In return, some of the demands of Republican senators could also be part of the solution. These include a presumption that a person who transited a safe third country to come to our border should be returned to that first safe country for processing as a refugee by UNHCR, rather than being paroled in the US under the asylum system. And, while a wall is not a particularly smart or effective means of securing the border, we do need greater investment in security measures at the border to meet even a reduced demand. These aren’t cruelty, just an acknowledgement that, in meeting our legal and moral duties to refugees and immigrants, we can also insist that our borders are secure.

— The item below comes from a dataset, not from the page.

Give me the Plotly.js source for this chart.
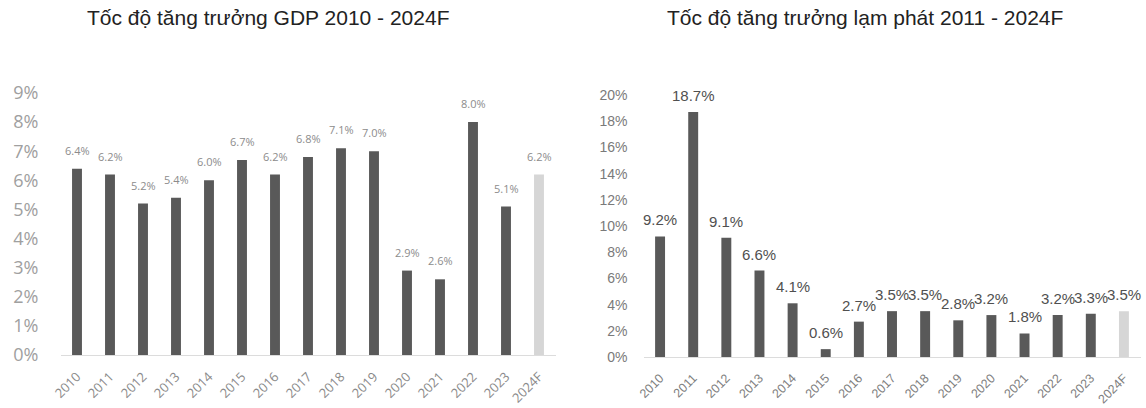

In sum, the problem at the border is not new, but rather arose because of supply, demand, and structural limitations in the immigration, refugee, and asylum system. By setting realistic and proportional goals for economic and safety-based immigration, fixing the asylum system, and building a functional system for border security, we can reduce the pressure at the border and provide greater. These goals are in tension, but rather complementary parts of a comprehensive response to the challenge.
Now, we only need the politicians to look beyond their belief that the opposing party does not just have different priorities, but is actually evil, to make some progress. If you’ve got a solution for that, I’m all ears.
Hi Marty, Thank you so much for your comprehensive and clear analysis of border, refugee, immigration and asylum reform I have ever seen. Please consider sending this to Jo Biden and Kamala Harris, the Dept. of Homeland security, all senators, etc. Thank you!
I like the pragmatic way you look at problems and solutions.